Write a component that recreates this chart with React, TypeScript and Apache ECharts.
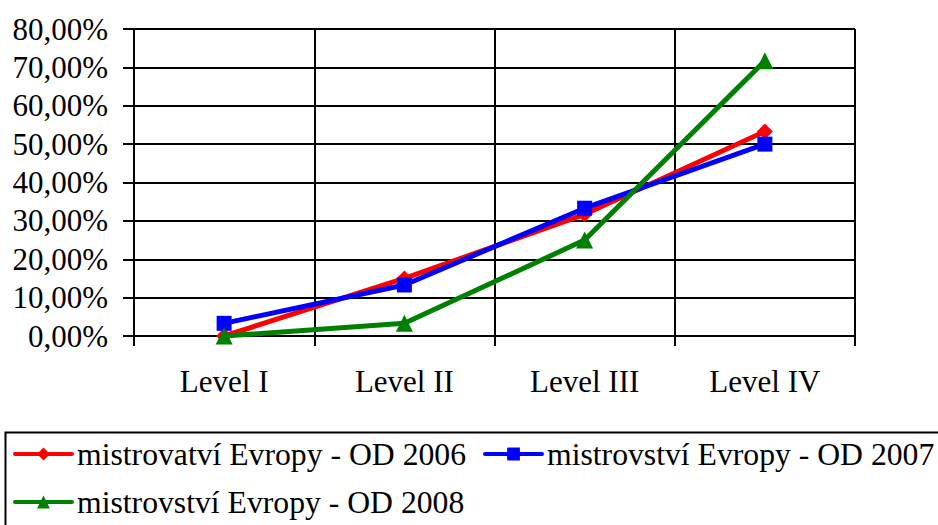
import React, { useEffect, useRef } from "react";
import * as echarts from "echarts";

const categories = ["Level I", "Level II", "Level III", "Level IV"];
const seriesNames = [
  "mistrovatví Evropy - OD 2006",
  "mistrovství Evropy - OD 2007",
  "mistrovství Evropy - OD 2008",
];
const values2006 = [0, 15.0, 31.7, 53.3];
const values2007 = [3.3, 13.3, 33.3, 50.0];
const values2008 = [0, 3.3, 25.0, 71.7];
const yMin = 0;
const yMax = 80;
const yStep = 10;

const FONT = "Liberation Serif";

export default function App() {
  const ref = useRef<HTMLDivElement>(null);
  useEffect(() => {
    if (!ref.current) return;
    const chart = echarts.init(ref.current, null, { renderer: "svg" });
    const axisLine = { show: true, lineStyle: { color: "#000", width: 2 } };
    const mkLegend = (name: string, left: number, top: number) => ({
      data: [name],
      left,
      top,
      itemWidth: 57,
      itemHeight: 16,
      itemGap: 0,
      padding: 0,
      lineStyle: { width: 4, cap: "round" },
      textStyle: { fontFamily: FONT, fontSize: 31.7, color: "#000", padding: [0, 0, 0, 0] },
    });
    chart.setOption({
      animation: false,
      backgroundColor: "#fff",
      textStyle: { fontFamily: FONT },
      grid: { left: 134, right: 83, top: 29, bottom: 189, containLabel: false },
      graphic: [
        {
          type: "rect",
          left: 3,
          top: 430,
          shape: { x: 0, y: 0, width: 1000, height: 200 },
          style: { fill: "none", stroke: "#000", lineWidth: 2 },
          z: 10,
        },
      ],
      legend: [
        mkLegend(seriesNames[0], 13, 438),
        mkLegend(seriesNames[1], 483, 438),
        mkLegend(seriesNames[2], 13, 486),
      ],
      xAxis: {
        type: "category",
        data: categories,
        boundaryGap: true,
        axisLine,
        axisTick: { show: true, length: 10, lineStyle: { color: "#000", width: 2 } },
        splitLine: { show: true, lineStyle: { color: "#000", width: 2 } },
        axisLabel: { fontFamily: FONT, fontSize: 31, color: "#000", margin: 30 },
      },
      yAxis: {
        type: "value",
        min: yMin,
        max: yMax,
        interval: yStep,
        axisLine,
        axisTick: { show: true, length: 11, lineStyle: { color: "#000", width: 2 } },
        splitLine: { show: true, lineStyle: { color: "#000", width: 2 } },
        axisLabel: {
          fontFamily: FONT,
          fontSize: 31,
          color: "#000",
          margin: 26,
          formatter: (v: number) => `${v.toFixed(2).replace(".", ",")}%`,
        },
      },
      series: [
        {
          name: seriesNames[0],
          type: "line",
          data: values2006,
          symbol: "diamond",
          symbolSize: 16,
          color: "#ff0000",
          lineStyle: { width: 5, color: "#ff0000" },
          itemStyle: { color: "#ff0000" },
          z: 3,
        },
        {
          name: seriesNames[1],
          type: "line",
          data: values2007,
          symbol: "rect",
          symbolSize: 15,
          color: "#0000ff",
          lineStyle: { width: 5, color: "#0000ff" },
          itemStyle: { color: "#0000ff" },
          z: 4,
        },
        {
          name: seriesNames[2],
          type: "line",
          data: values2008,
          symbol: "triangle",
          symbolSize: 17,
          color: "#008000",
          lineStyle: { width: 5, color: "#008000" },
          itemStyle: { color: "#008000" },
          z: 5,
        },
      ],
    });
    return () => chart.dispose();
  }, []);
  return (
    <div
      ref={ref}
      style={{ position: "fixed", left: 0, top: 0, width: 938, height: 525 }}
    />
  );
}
####################
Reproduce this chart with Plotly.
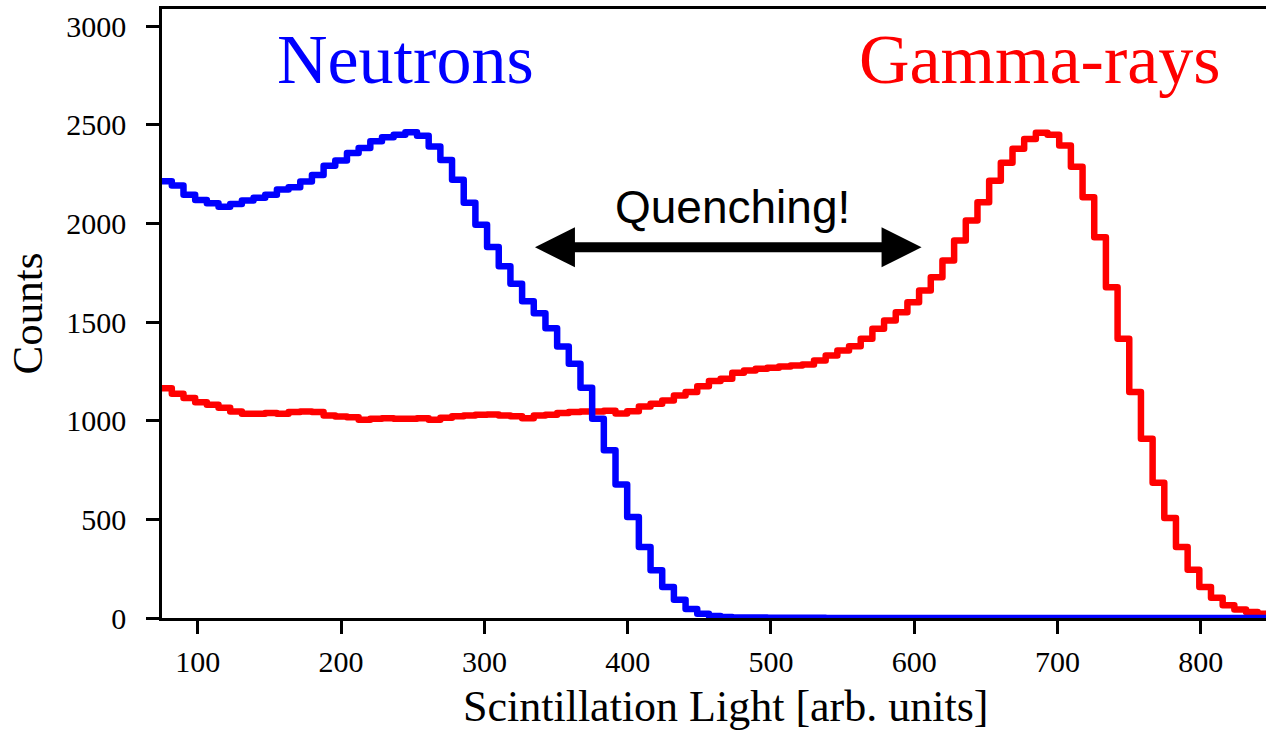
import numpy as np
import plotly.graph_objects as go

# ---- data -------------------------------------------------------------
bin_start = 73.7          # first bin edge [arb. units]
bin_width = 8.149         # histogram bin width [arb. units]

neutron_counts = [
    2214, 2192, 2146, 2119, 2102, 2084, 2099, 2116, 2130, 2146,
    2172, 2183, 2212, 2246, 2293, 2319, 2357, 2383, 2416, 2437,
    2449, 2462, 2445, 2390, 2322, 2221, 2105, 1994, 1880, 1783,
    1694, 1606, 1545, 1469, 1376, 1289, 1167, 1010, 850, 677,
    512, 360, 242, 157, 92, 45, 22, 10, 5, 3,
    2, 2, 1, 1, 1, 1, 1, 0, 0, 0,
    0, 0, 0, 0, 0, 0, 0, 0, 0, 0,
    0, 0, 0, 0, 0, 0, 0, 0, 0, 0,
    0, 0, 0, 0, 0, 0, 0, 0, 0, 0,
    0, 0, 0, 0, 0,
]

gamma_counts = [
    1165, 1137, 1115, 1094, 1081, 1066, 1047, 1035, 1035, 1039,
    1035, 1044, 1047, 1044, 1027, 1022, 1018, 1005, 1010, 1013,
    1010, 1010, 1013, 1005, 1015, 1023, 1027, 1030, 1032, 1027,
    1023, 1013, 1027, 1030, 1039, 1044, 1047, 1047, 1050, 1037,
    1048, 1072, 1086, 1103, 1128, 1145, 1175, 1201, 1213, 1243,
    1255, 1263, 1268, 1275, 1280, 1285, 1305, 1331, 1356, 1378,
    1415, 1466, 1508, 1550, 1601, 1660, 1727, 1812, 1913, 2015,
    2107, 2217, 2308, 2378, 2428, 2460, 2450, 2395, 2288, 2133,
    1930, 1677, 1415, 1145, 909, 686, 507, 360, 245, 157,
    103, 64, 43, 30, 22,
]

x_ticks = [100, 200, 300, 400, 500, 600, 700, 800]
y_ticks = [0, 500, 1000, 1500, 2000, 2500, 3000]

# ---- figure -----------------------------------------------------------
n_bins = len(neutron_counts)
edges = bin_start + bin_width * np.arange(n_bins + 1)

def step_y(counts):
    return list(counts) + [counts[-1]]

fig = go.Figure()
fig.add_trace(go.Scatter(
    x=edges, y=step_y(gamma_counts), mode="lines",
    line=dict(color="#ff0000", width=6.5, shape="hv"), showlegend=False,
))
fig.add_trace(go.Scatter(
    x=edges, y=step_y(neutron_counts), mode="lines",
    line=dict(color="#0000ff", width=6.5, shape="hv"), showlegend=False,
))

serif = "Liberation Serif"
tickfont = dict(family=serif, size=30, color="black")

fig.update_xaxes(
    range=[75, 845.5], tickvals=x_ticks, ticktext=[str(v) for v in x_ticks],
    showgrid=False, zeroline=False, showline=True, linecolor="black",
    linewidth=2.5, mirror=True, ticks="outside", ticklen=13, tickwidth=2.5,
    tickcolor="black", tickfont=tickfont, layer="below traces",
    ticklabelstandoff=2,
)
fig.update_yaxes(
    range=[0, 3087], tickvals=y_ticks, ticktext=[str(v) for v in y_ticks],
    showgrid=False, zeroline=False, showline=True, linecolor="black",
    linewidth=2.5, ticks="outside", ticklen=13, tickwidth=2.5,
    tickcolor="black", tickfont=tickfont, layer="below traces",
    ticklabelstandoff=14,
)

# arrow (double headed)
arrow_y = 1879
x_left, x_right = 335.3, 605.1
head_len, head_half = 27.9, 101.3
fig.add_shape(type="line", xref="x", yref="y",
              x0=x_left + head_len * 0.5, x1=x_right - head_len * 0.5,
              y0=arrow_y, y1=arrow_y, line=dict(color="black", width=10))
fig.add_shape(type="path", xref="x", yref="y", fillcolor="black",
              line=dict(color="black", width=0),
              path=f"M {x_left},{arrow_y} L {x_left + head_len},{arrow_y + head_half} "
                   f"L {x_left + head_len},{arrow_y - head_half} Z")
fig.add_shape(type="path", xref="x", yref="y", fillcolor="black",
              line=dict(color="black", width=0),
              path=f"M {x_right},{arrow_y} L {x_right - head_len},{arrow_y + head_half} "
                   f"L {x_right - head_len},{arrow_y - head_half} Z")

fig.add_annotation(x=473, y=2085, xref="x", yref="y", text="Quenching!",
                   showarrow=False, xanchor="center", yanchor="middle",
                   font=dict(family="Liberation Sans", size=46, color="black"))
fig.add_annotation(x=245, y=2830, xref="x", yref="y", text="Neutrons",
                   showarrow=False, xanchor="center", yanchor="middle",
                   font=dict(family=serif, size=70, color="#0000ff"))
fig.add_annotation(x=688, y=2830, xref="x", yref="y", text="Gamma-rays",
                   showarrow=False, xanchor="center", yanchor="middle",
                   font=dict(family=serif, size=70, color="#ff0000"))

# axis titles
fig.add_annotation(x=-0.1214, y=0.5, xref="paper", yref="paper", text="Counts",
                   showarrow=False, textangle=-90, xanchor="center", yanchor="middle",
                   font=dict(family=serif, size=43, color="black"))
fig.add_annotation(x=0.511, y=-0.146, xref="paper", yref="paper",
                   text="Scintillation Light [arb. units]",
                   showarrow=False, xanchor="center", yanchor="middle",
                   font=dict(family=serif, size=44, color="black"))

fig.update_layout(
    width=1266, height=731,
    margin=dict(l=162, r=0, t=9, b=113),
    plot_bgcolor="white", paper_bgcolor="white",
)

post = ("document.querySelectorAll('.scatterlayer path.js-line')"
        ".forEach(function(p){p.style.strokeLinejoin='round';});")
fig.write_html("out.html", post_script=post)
####################
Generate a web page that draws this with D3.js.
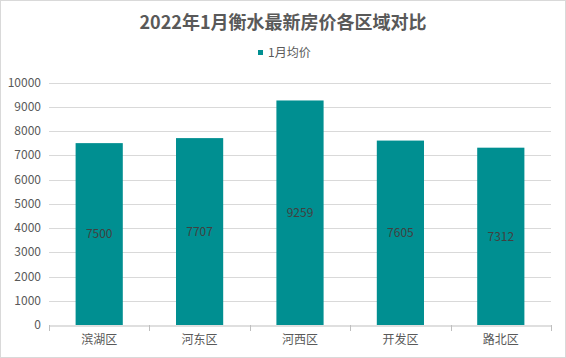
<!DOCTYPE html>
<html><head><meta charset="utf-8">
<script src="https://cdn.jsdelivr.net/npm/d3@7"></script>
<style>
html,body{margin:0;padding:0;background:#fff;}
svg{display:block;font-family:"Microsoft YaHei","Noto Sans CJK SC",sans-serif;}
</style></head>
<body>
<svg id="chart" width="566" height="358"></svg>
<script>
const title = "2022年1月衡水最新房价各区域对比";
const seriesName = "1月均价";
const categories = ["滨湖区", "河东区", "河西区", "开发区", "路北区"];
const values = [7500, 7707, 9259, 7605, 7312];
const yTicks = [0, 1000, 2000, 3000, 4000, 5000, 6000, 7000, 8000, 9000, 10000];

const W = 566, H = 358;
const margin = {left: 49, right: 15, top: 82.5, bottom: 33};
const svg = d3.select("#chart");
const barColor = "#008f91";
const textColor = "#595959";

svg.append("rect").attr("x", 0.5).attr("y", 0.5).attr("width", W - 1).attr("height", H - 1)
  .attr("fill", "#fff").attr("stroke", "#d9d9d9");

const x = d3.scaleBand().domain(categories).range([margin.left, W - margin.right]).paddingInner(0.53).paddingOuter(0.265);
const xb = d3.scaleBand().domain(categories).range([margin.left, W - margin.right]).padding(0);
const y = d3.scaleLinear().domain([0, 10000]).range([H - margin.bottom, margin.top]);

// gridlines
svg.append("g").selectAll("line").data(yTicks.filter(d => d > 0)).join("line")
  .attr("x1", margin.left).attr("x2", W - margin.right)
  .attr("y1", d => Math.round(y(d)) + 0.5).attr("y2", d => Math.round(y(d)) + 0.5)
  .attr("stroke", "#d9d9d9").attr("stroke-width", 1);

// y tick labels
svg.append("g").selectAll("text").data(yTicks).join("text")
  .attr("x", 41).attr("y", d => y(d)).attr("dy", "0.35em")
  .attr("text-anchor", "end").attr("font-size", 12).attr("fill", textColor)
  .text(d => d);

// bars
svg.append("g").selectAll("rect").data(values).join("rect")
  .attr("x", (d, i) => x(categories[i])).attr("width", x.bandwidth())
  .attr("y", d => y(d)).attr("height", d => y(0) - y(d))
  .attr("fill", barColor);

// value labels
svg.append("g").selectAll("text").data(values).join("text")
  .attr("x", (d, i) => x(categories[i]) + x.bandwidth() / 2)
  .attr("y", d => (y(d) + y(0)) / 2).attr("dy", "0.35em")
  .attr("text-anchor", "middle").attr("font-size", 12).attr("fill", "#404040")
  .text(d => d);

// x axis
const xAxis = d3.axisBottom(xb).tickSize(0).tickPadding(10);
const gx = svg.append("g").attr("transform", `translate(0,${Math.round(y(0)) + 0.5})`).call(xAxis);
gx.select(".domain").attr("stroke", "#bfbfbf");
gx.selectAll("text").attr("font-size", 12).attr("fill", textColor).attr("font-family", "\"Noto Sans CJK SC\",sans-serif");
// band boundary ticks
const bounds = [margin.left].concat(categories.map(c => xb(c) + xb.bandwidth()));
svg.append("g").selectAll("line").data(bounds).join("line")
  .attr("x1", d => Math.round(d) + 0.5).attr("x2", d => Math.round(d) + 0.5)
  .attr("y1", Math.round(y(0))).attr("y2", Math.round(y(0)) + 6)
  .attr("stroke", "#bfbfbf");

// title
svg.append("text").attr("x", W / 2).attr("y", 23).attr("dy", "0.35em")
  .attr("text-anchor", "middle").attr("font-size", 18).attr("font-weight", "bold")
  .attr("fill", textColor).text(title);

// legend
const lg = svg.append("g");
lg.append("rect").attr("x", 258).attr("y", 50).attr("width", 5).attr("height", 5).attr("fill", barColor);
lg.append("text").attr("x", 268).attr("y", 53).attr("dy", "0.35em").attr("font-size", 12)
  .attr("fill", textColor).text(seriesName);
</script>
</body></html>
####################
● Your objective: All lines above from the one containing "Write a component" through the one containing "import * as" are to be quoted exactly, and only those; pictures are left out.

● Full solution:
Write a component that recreates this chart with React, TypeScript and Apache ECharts.
import React, { useEffect, useRef } from "react";
import * as echarts from "echarts";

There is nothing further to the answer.